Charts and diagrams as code
══════

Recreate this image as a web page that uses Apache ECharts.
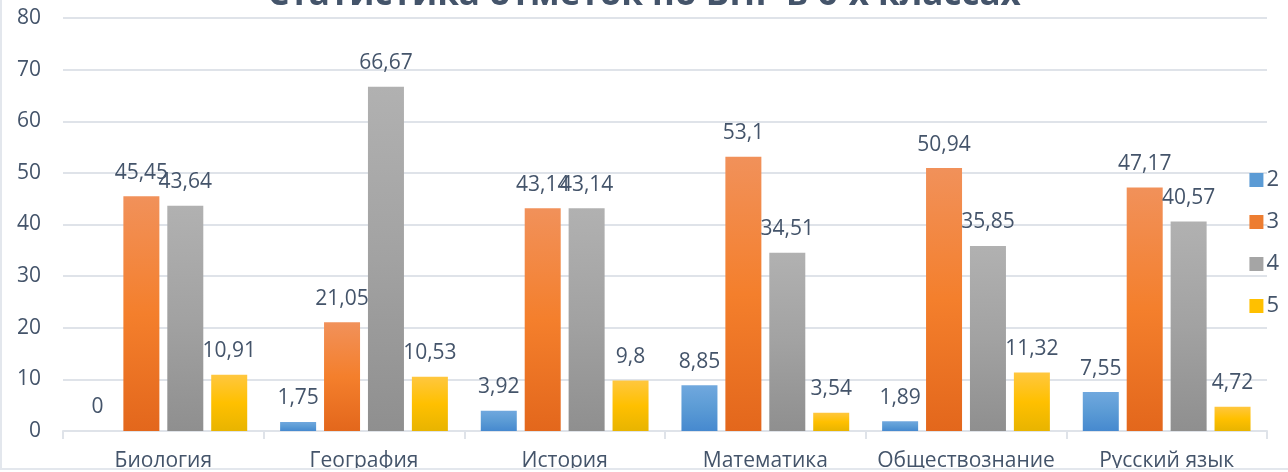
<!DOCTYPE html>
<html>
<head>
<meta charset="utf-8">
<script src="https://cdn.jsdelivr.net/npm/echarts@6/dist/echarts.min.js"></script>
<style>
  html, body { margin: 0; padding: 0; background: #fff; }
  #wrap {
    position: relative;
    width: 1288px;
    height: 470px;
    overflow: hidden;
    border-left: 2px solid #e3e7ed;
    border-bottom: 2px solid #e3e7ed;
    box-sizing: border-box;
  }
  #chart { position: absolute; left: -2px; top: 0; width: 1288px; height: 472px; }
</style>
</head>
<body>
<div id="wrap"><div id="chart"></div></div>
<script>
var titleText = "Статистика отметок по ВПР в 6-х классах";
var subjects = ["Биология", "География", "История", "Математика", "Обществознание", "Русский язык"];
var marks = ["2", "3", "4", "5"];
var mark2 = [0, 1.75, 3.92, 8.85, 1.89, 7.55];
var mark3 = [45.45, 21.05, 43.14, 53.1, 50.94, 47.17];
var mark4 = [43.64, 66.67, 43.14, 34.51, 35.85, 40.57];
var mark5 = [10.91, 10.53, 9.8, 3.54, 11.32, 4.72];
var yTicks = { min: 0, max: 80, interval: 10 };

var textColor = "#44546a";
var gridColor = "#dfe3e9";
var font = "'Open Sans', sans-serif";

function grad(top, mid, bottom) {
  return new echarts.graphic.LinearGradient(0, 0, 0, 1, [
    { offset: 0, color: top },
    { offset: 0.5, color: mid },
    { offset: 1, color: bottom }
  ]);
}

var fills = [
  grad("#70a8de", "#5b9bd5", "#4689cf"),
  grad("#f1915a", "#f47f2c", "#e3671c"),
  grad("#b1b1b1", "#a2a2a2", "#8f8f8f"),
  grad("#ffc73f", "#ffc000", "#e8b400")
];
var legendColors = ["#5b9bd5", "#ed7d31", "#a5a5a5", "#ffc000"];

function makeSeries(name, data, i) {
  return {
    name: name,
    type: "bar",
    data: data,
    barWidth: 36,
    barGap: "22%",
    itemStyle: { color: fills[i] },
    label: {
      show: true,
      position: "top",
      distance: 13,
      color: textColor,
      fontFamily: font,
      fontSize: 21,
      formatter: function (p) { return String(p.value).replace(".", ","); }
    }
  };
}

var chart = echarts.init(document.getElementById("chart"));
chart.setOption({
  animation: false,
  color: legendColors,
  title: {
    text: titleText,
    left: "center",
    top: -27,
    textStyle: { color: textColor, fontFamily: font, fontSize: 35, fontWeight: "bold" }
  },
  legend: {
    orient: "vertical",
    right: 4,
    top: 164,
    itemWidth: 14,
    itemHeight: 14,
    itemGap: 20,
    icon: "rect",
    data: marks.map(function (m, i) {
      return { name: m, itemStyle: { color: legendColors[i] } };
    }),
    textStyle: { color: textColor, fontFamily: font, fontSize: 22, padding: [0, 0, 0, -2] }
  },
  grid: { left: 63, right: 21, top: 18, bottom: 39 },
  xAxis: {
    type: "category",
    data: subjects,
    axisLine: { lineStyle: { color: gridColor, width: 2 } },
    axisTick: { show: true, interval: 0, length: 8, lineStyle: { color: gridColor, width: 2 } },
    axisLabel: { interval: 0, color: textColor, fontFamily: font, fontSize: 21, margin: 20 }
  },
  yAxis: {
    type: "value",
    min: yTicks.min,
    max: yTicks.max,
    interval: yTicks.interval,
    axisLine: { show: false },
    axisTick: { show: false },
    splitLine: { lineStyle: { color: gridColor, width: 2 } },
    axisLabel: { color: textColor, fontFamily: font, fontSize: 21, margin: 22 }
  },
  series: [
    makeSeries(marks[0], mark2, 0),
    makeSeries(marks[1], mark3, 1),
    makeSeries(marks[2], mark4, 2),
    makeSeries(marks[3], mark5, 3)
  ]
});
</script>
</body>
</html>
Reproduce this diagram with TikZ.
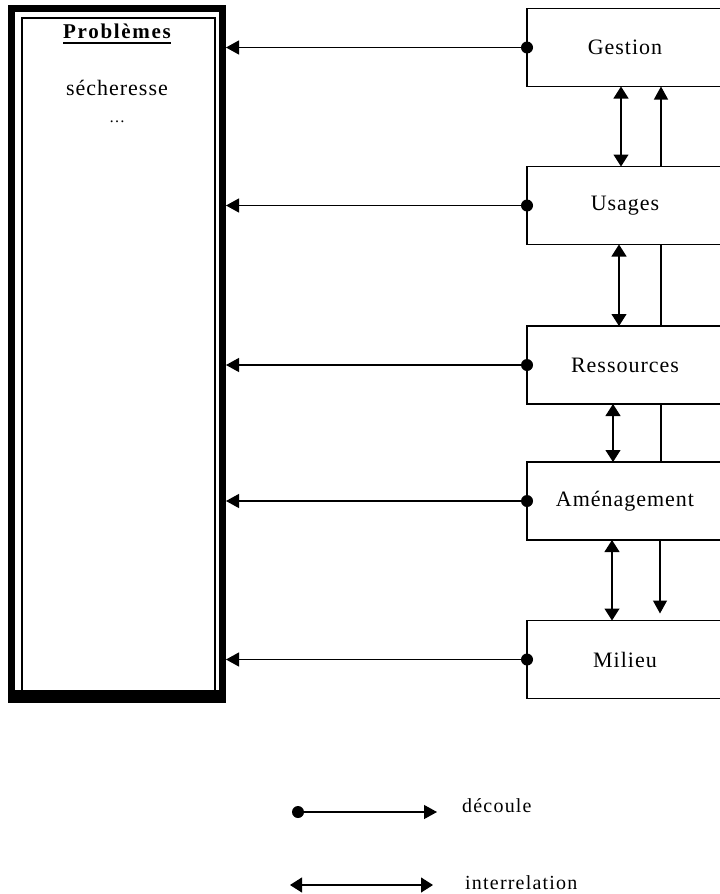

══════

* Exercise instructions *
Copy the data exactly. Any picture it contains is to be omitted.

* Task result *
Recreate this image as a web page that uses Apache ECharts.
<!DOCTYPE html>
<html>
<head>
<meta charset="utf-8">
<script src="https://cdn.jsdelivr.net/npm/echarts@6/dist/echarts.min.js"></script>
<style>
  html, body { margin: 0; padding: 0; background: #fff; }
  #wrap {
    position: relative;
    width: 1288px;
    height: 470px;
    overflow: hidden;
    border-left: 2px solid #e3e7ed;
    border-bottom: 2px solid #e3e7ed;
    box-sizing: border-box;
  }
  #chart { position: absolute; left: -2px; top: 0; width: 1288px; height: 472px; }
</style>
</head>
<body>
<div id="wrap"><div id="chart"></div></div>
<script>
var titleText = "Статистика отметок по ВПР в 6-х классах";
var subjects = ["Биология", "География", "История", "Математика", "Обществознание", "Русский язык"];
var marks = ["2", "3", "4", "5"];
var mark2 = [0, 1.75, 3.92, 8.85, 1.89, 7.55];
var mark3 = [45.45, 21.05, 43.14, 53.1, 50.94, 47.17];
var mark4 = [43.64, 66.67, 43.14, 34.51, 35.85, 40.57];
var mark5 = [10.91, 10.53, 9.8, 3.54, 11.32, 4.72];
var yTicks = { min: 0, max: 80, interval: 10 };

var textColor = "#44546a";
var gridColor = "#dfe3e9";
var font = "'Open Sans', sans-serif";

function grad(top, mid, bottom) {
  return new echarts.graphic.LinearGradient(0, 0, 0, 1, [
    { offset: 0, color: top },
    { offset: 0.5, color: mid },
    { offset: 1, color: bottom }
  ]);
}

var fills = [
  grad("#70a8de", "#5b9bd5", "#4689cf"),
  grad("#f1915a", "#f47f2c", "#e3671c"),
  grad("#b1b1b1", "#a2a2a2", "#8f8f8f"),
  grad("#ffc73f", "#ffc000", "#e8b400")
];
var legendColors = ["#5b9bd5", "#ed7d31", "#a5a5a5", "#ffc000"];

function makeSeries(name, data, i) {
  return {
    name: name,
    type: "bar",
    data: data,
    barWidth: 36,
    barGap: "22%",
    itemStyle: { color: fills[i] },
    label: {
      show: true,
      position: "top",
      distance: 13,
      color: textColor,
      fontFamily: font,
      fontSize: 21,
      formatter: function (p) { return String(p.value).replace(".", ","); }
    }
  };
}

var chart = echarts.init(document.getElementById("chart"));
chart.setOption({
  animation: false,
  color: legendColors,
  title: {
    text: titleText,
    left: "center",
    top: -27,
    textStyle: { color: textColor, fontFamily: font, fontSize: 35, fontWeight: "bold" }
  },
  legend: {
    orient: "vertical",
    right: 4,
    top: 164,
    itemWidth: 14,
    itemHeight: 14,
    itemGap: 20,
    icon: "rect",
    data: marks.map(function (m, i) {
      return { name: m, itemStyle: { color: legendColors[i] } };
    }),
    textStyle: { color: textColor, fontFamily: font, fontSize: 22, padding: [0, 0, 0, -2] }
  },
  grid: { left: 63, right: 21, top: 18, bottom: 39 },
  xAxis: {
    type: "category",
    data: subjects,
    axisLine: { lineStyle: { color: gridColor, width: 2 } },
    axisTick: { show: true, interval: 0, length: 8, lineStyle: { color: gridColor, width: 2 } },
    axisLabel: { interval: 0, color: textColor, fontFamily: font, fontSize: 21, margin: 20 }
  },
  yAxis: {
    type: "value",
    min: yTicks.min,
    max: yTicks.max,
    interval: yTicks.interval,
    axisLine: { show: false },
    axisTick: { show: false },
    splitLine: { lineStyle: { color: gridColor, width: 2 } },
    axisLabel: { color: textColor, fontFamily: font, fontSize: 21, margin: 22 }
  },
  series: [
    makeSeries(marks[0], mark2, 0),
    makeSeries(marks[1], mark3, 1),
    makeSeries(marks[2], mark4, 2),
    makeSeries(marks[3], mark5, 3)
  ]
});
</script>
</body>
</html>
Reproduce this diagram with TikZ.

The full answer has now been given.